Now, one question I have is how do sowbugs and earwigs get along? After all, they seem to coexist in the same environmental niche. Well, in Fulton's colonies, sowbugs were largely ignored by earwigs, mingling with the nest inhabitants without being driven off as most intruders were. However, earwigs will readily eat dead sowbugs. But of course, they will eat dead earwigs too. Intriguing, huh?
Speaking of eating, earwigs are omnivores, which means they eat both plant and animal matter. They are often pests of potatoes and grain, but in my garden they also like flower petals (roses in particular) and relish the new shoots of clematis, as I complained about earlier. Bharadwa (1966) suggests a bait of bran, molasses and Paris green in water for earwig control. Now if I just knew what Paris green was, I'd have a happier clematis! [It's a crude form of arsenic.--editor]

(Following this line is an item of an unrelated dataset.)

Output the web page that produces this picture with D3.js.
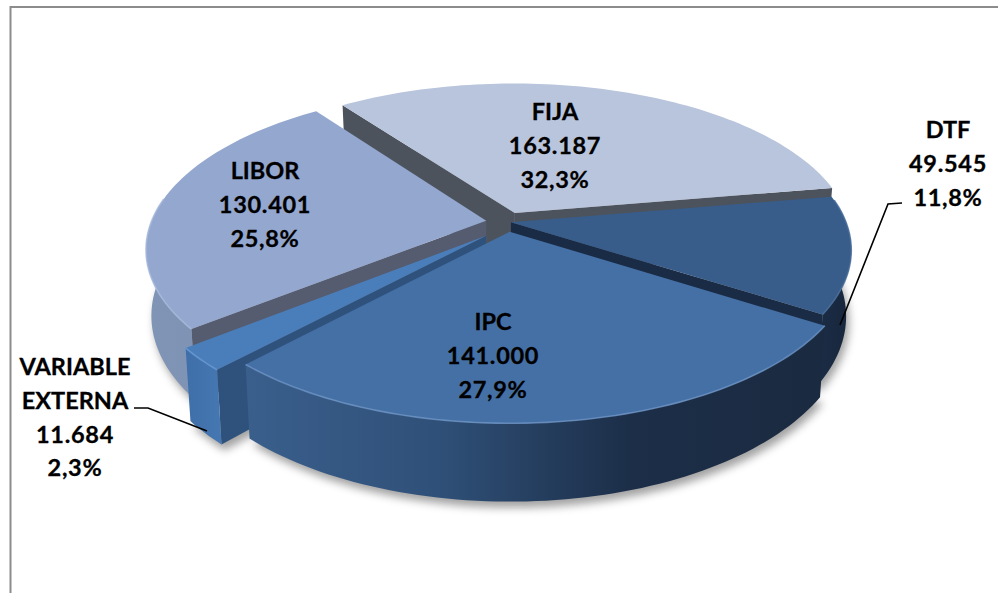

Oh yes. The other local earwigs are wingless Anisolabis maritima, the seaside earwig, which is found on salt water beaches and shaped a bit like a person in a mummy-type sleeping bag; Labia minor, a tiny wee earwig (which flies readily); and wingless Euborellia annulipes, the ring-legged earwig, which tends to be limited to warehouse and greenhouse locations in our area (Crawford 1985), but is more common in the midwestern and southern US. (Bharadwa 1966).
Next time you see earwigs, remember that sowbugs have made their peace with them. Maybe it's time for you to as well, especially if you know what Paris green is!
References
Bharadwa, R.K. 1966. Observations on the bionomics of Euborellia annulipes (Dermaptera: Labiduridae). Annals of the Entomological Society of America, 59(5): 441-449.
Crawford, Rod. 1985. More on earwigs by the editor. Scarabogram, New Series No. 68, p. 2. November, 1985. [with all 4 spp. illustrated]
Fulton, B.B. 1924. Some habits of earwigs. Annals of the Entomological Society of America, 17: 357-367.
Lamb, Robert. 1976. Parental behavior in the Dermaptera with special reference to Forficula auricularia (Dermaptera Forficulidae). Canadian Entomologist, 108: 609-619.
Shepard, M., V.Waddil, and W. Kloft. 1973. Biology of the predaceous earwig Labidura riparia (Dermaptera: Labiduridae). Annals of the Entomological Society of America, 66: 837-841.